What this task involves: Restate the data exactly as given and keep the pictures out.

Information shown:
****
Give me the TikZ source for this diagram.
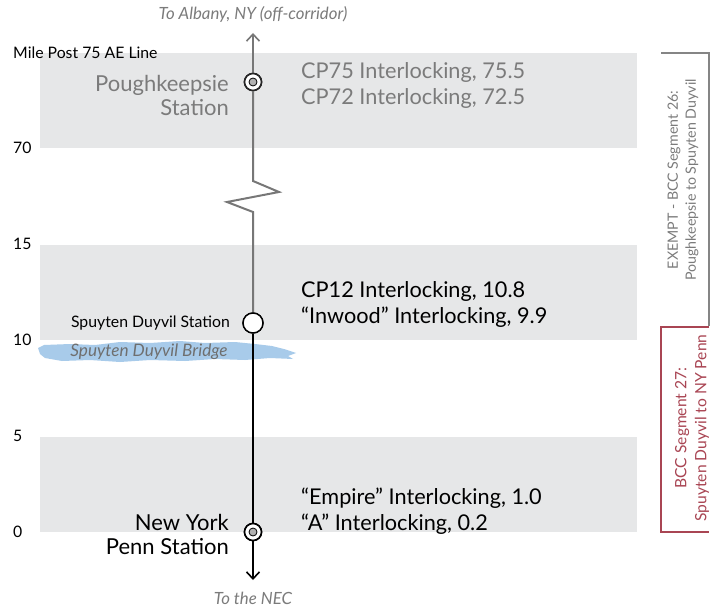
\documentclass[tikz,border=0pt]{standalone}
\usepackage{fontspec}
\setmainfont{Lato}
\usetikzlibrary{arrows.meta}
\definecolor{band}{HTML}{E6E7E8}
\definecolor{linegray}{HTML}{777777}
\definecolor{txtgray}{HTML}{7B7B7B}
\definecolor{bridgeblue}{HTML}{A8CBEA}
\definecolor{segred}{HTML}{A94553}
\tikzset{
  axislabel/.style={anchor=west, font=\fontsize{15.8}{18}\selectfont, inner sep=0pt},
  biglabel/.style={align=left, anchor=west, font=\fontsize{21.7}{26}\selectfont, inner sep=0pt},
  stationlabel/.style={align=right, anchor=east, font=\fontsize{22}{24}\selectfont, inner sep=0pt},
  notelabel/.style={font=\itshape\fontsize{16.8}{18}\selectfont, text=txtgray, inner sep=0pt},
  majorstop/.style={circle, draw=black, fill=white, line width=1.6pt, minimum size=17pt, inner sep=0pt},
  stopcore/.style={circle, draw=black, fill=gray!60, line width=0.8pt, minimum size=8pt, inner sep=0pt},
  minorstop/.style={circle, draw=black, fill=white, line width=1.4pt, minimum size=20pt, inner sep=0pt},
  trackline/.style={line width=2pt},
  tip/.style={-{Straight Barb[length=7pt,width=13pt,line width=1.6pt]}},
  seglabel/.style={rotate=90, align=center, inner sep=0pt},
}
\begin{document}
\begin{tikzpicture}[x=1pt,y=-1pt]
\path[use as bounding box, fill=white] (0,0) rectangle (727,609);

% mile-post bands
\fill[band] (40,53) rectangle (637,148);
\fill[band] (40,245) rectangle (637,340);
\fill[band] (40,437) rectangle (637,532);

% axis labels
\node[axislabel] (mp75) at (13,53) {Mile Post 75 AE Line};
\node[axislabel] (mp70) at (13,148) {70};
\node[axislabel] (mp15) at (13,244) {15};
\node[axislabel] (mp10) at (13,340) {10};
\node[axislabel] (mp5) at (13,436) {5};
\node[axislabel] (mp0) at (13,532) {0};

% brushed river band under the bridge label
\fill[bridgeblue] (38,348) -- (44,345) -- (70,344) -- (95,345) -- (120,342) -- (150,343)
  -- (180,341) -- (205,343) -- (235,342) -- (255,344) -- (272,346) -- (284,349)
  -- (296,353) -- (288,356) -- (293,359) -- (270,358) -- (245,360) -- (215,359)
  -- (185,361) -- (150,360) -- (120,362) -- (90,360) -- (62,361) -- (45,358)
  -- (40,354) -- cycle;
\node[notelabel, font=\itshape\fontsize{17.2}{18}\selectfont, text=txtgray!90!black] (bridge) at (149,352) {Spuyten Duyvil Bridge};

% stations
\node[majorstop] (pk) at (253,82) {};
\node[minorstop] (sd) at (253,323) {};
\node[majorstop] (ny) at (253,532) {};
\coordinate (north) at (253,33);
\coordinate (south) at (253,580);
\coordinate (z1) at (253,181);
\coordinate (z2) at (279,192);
\coordinate (z3) at (227,202);
\coordinate (z4) at (253,212);

% track
\draw[trackline, linegray, tip] (pk) -- (north);
\draw[trackline, linegray, line join=miter] (pk) -- (z1) -- (z2) -- (z3) -- (z4) -- (sd);
\draw[trackline, black] (sd) -- (ny);
\draw[trackline, black, tip] (ny) -- (south);

% redraw stations on top of the track
\node[majorstop, draw=black!85] at (pk) {};
\node[stopcore] (pkcore) at (pk) {};
\node[minorstop] at (sd) {};
\node[majorstop] at (ny) {};
\node[stopcore] (nycore) at (ny) {};

% end notes
\node[notelabel] (albany) at (253,14) {To Albany, NY (off-corridor)};
\node[notelabel] (nec) at (253,598) {To the NEC};

% station names
\node[stationlabel, text=txtgray] (pklab) at (229,95) {Poughkeepsie\\Station};
\node[axislabel, anchor=east] (sdlab) at (230,323) {Spuyten Duyvil Station};
\node[stationlabel] (nylab) at (229,534) {New York\\Penn Station};

% interlockings
\node[biglabel, text=txtgray] (cp75) at (301,85) {CP75 Interlocking, 75.5\\CP72 Interlocking, 72.5};
\node[biglabel] (cp12) at (301,304) {CP12 Interlocking, 10.8\\“Inwood” Interlocking, 9.9};
\node[biglabel] (empire) at (301,511) {“Empire” Interlocking, 1.0\\“A” Interlocking, 0.2};

% segment brackets
\draw[linegray!90, line width=1.4pt] (661,53) -- (709,53) -- (709,326);
\draw[segred, line width=1.4pt] (709,327) -- (661,327) -- (661,532) -- (709,532);
\node[seglabel, text=txtgray, font=\fontsize{14.2}{18}\selectfont] (seg26) at (683,180) {EXEMPT - BCC Segment 26:\\Poughkeepsie to Spuyten Duyvil};
\node[seglabel, text=segred, font=\fontsize{15.6}{20}\selectfont] (seg27) at (692,428) {BCC Segment 27:\\Spuyten Duyvil to NY Penn};
\end{tikzpicture}
\end{document}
****
Exercise solution:
Give me the TikZ source for this diagram.
\documentclass[tikz,border=0pt]{standalone}
\usepackage{fontspec}
\setmainfont{Lato}
\usetikzlibrary{arrows.meta}
\definecolor{band}{HTML}{E6E7E8}
\definecolor{linegray}{HTML}{777777}
\definecolor{txtgray}{HTML}{7B7B7B}
\definecolor{bridgeblue}{HTML}{A8CBEA}
\definecolor{segred}{HTML}{A94553}
\tikzset{
  axislabel/.style={anchor=west, font=\fontsize{15.8}{18}\selectfont, inner sep=0pt},
  biglabel/.style={align=left, anchor=west, font=\fontsize{21.7}{26}\selectfont, inner sep=0pt},
  stationlabel/.style={align=right, anchor=east, font=\fontsize{22}{24}\selectfont, inner sep=0pt},
  notelabel/.style={font=\itshape\fontsize{16.8}{18}\selectfont, text=txtgray, inner sep=0pt},
  majorstop/.style={circle, draw=black, fill=white, line width=1.6pt, minimum size=17pt, inner sep=0pt},
  stopcore/.style={circle, draw=black, fill=gray!60, line width=0.8pt, minimum size=8pt, inner sep=0pt},
  minorstop/.style={circle, draw=black, fill=white, line width=1.4pt, minimum size=20pt, inner sep=0pt},
  trackline/.style={line width=2pt},
  tip/.style={-{Straight Barb[length=7pt,width=13pt,line width=1.6pt]}},
  seglabel/.style={rotate=90, align=center, inner sep=0pt},
}
\begin{document}
\begin{tikzpicture}[x=1pt,y=-1pt]
\path[use as bounding box, fill=white] (0,0) rectangle (727,609);

% mile-post bands
\fill[band] (40,53) rectangle (637,148);
\fill[band] (40,245) rectangle (637,340);
\fill[band] (40,437) rectangle (637,532);

% axis labels
\node[axislabel] (mp75) at (13,53) {Mile Post 75 AE Line};
\node[axislabel] (mp70) at (13,148) {70};
\node[axislabel] (mp15) at (13,244) {15};
\node[axislabel] (mp10) at (13,340) {10};
\node[axislabel] (mp5) at (13,436) {5};
\node[axislabel] (mp0) at (13,532) {0};

% brushed river band under the bridge label
\fill[bridgeblue] (38,348) -- (44,345) -- (70,344) -- (95,345) -- (120,342) -- (150,343)
  -- (180,341) -- (205,343) -- (235,342) -- (255,344) -- (272,346) -- (284,349)
  -- (296,353) -- (288,356) -- (293,359) -- (270,358) -- (245,360) -- (215,359)
  -- (185,361) -- (150,360) -- (120,362) -- (90,360) -- (62,361) -- (45,358)
  -- (40,354) -- cycle;
\node[notelabel, font=\itshape\fontsize{17.2}{18}\selectfont, text=txtgray!90!black] (bridge) at (149,352) {Spuyten Duyvil Bridge};

% stations
\node[majorstop] (pk) at (253,82) {};
\node[minorstop] (sd) at (253,323) {};
\node[majorstop] (ny) at (253,532) {};
\coordinate (north) at (253,33);
\coordinate (south) at (253,580);
\coordinate (z1) at (253,181);
\coordinate (z2) at (279,192);
\coordinate (z3) at (227,202);
\coordinate (z4) at (253,212);

% track
\draw[trackline, linegray, tip] (pk) -- (north);
\draw[trackline, linegray, line join=miter] (pk) -- (z1) -- (z2) -- (z3) -- (z4) -- (sd);
\draw[trackline, black] (sd) -- (ny);
\draw[trackline, black, tip] (ny) -- (south);

% redraw stations on top of the track
\node[majorstop, draw=black!85] at (pk) {};
\node[stopcore] (pkcore) at (pk) {};
\node[minorstop] at (sd) {};
\node[majorstop] at (ny) {};
\node[stopcore] (nycore) at (ny) {};

% end notes
\node[notelabel] (albany) at (253,14) {To Albany, NY (off-corridor)};
\node[notelabel] (nec) at (253,598) {To the NEC};

% station names
\node[stationlabel, text=txtgray] (pklab) at (229,95) {Poughkeepsie\\Station};
\node[axislabel, anchor=east] (sdlab) at (230,323) {Spuyten Duyvil Station};
\node[stationlabel] (nylab) at (229,534) {New York\\Penn Station};

% interlockings
\node[biglabel, text=txtgray] (cp75) at (301,85) {CP75 Interlocking, 75.5\\CP72 Interlocking, 72.5};
\node[biglabel] (cp12) at (301,304) {CP12 Interlocking, 10.8\\“Inwood” Interlocking, 9.9};
\node[biglabel] (empire) at (301,511) {“Empire” Interlocking, 1.0\\“A” Interlocking, 0.2};

% segment brackets
\draw[linegray!90, line width=1.4pt] (661,53) -- (709,53) -- (709,326);
\draw[segred, line width=1.4pt] (709,327) -- (661,327) -- (661,532) -- (709,532);
\node[seglabel, text=txtgray, font=\fontsize{14.2}{18}\selectfont] (seg26) at (683,180) {EXEMPT - BCC Segment 26:\\Poughkeepsie to Spuyten Duyvil};
\node[seglabel, text=segred, font=\fontsize{15.6}{20}\selectfont] (seg27) at (692,428) {BCC Segment 27:\\Spuyten Duyvil to NY Penn};
\end{tikzpicture}
\end{document}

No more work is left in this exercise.